In short, the standard Lorentz symmetrical regauging (and further reduction and simplification of the Maxwell-Heaviside equations) arbitrarily discarded all those permissible Maxwellian systems that are asymmetrically regauged so that they (1) receive the free regauging energy, and (2) also retain a new net force (a means of dissipating that energy).    

So the new equations were for a system in self-enforcing equilibrium in its constant energetic exchange with the local curvature of spacetime and with the local active vacuum exchange.   In short, Lorentz discarded all EM systems far from equilibrium in their regauging energy exchange with the active vacuum and with local curved spacetime -- i.e., that are far from equilibrium in their exchange with their active environment.    

Hence he deliberately and arbitrarily selected only that subset of Maxwellian systems which obey classical equilibrium thermodynamics.  Such systems can never exhibit COP>1.0, since they can never receive and use any excess free energy from their active environment.    

By analogy, Lorentz took the set of "Maxwellian windmills" and eliminated all those windmills that have  a free wind.  So he left a crippled model for only those windmills that one will either have to (1) crank around oneself, or (2) expend energy to provide a wind to power the windmill.    

But every text today still teaches (particularly to the electrical engineers who design and build all our electrical power systems) to design and build only those systems that are symmetrically self-regauging (that is what the closed current loop circuit does).    

By analogy, they build fine windmills, but only those which have a feedback from the turning of the shaft to the blades, so that once the power starts, the windmill also begins rotating its blades so there is no usable angle of attack, stopping the windmill.    

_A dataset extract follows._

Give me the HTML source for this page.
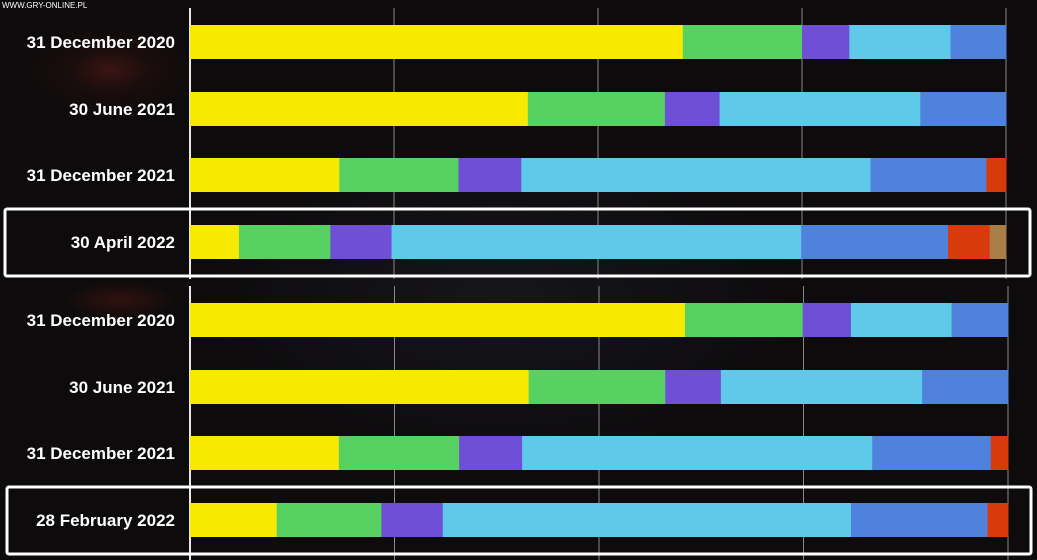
<!DOCTYPE html>
<html><head><meta charset="utf-8"><style>
html,body{margin:0;padding:0;background:#0d0b0c;}
#wrap{position:relative;width:1037px;height:560px;overflow:hidden;background:radial-gradient(ellipse at 110px 70px,#3a1512 0,#1a0d0d 40px,transparent 90px),radial-gradient(ellipse at 120px 300px,#30120f 0,transparent 60px),radial-gradient(ellipse at 500px 300px,#16151a 0,transparent 300px),#0d0b0c;}
svg{position:absolute;left:0;top:0;}
text{font-family:"Liberation Sans",sans-serif;}
</style></head><body>
<div id="wrap">
<svg id="c" width="1037" height="560"></svg>
</div>
<script>
const topCategories=["31 December 2020","30 June 2021","31 December 2021","30 April 2022"];
const bottomCategories=["31 December 2020","30 June 2021","31 December 2021","28 February 2022"];
const colors=["#f7e900","#56d162","#6e4fd6","#5ec9e8","#4f82dc","#d93a0c","#a97e46"];
const topSeries=[
 [60.4,14.6,5.8,12.4,6.8,0,0],
 [41.4,16.8,6.7,24.6,10.5,0,0],
 [18.3,14.6,7.7,42.8,14.2,2.4,0],
 [6.0,11.2,7.5,50.2,18.0,5.1,2.0]
];
const bottomSeries=[
 [60.5,14.4,5.9,12.3,6.9,0,0],
 [41.4,16.7,6.8,24.6,10.5,0,0],
 [18.2,14.7,7.7,42.8,14.5,2.1,0],
 [10.6,12.8,7.5,49.9,16.7,2.5,0]
];
const ticks=[0,25,50,75,100];
const svg=document.getElementById('c');
const NS="http://www.w3.org/2000/svg";
function mk(t,a){const e=document.createElementNS(NS,t);for(const k in a)e.setAttribute(k,a[k]);svg.appendChild(e);return e;}
function drawChart(cats,series,x0,x1,rowY,gy0,gy1,box,prefix){
  const xs=v=>x0+(x1-x0)*v/100;
  ticks.forEach(t=>{
    const l=mk('line',{x1:xs(t),x2:xs(t),y1:gy0,y2:gy1,stroke:t==0?'#e8e8e8':'#888',"stroke-width":t==0?2:1});
    
    
  });
  cats.forEach((c,i)=>{
    const y=rowY[i];
    let acc=0;
    series[i].forEach((v,j)=>{
      if(v<=0)return;
      const r=mk('rect',{x:xs(acc),y:y,width:xs(acc+v)-xs(acc)+0.5,height:34,fill:colors[j]});
      
      
      acc+=v;
    });
    const t=mk('text',{x:175,y:y+23,"text-anchor":"end",fill:"#fff","font-size":"17","font-weight":"bold"});
    t.textContent=c;
    
    
  });
  const b=mk('rect',{x:box[0],y:box[1],width:box[2],height:box[3],fill:'none',stroke:'#fff','stroke-width':3,rx:2});
  
  
}
drawChart(topCategories,topSeries,190,1006,[25,92,158,225],8,279,[5,209,1025,67],'top');
drawChart(bottomCategories,bottomSeries,190,1008,[303,370,436,503],286,560,[7,487,1024,67],'bottom');
const w=mk('text',{x:2,y:8,fill:"#fff","font-size":"8"});
w.textContent="WWW.GRY-ONLINE.PL";


</script>
</body></html>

It can easily be shown that the conventional closed current loop back through the primary source dipole, uses precisely half the "intercepted and collected" energy in the circuit to destroy that dipole (kill that wind for the windmill).  The other half is used to power the external circuit's load and losses.  Hence more of the collected power is used to destroy the free wind (furnished by the dipole once made; see my paper, "Giant Negentropy from the Common Dipole," on my website www.cheniere.org.).  So the silly circuit sits there and destroys the "free energy wind" faster than it powers its load.  Then we have to pop in more energy ourselves, to remake the source dipole in the generator!    

And this is what our universities continue to teach our power engineers to do, and be proud of it!    

Anyway, thanks for the cue to the website, where at least one person back in his university days did notice what happens in a circuit when that assumed Lorentz symmetry is sharply broken.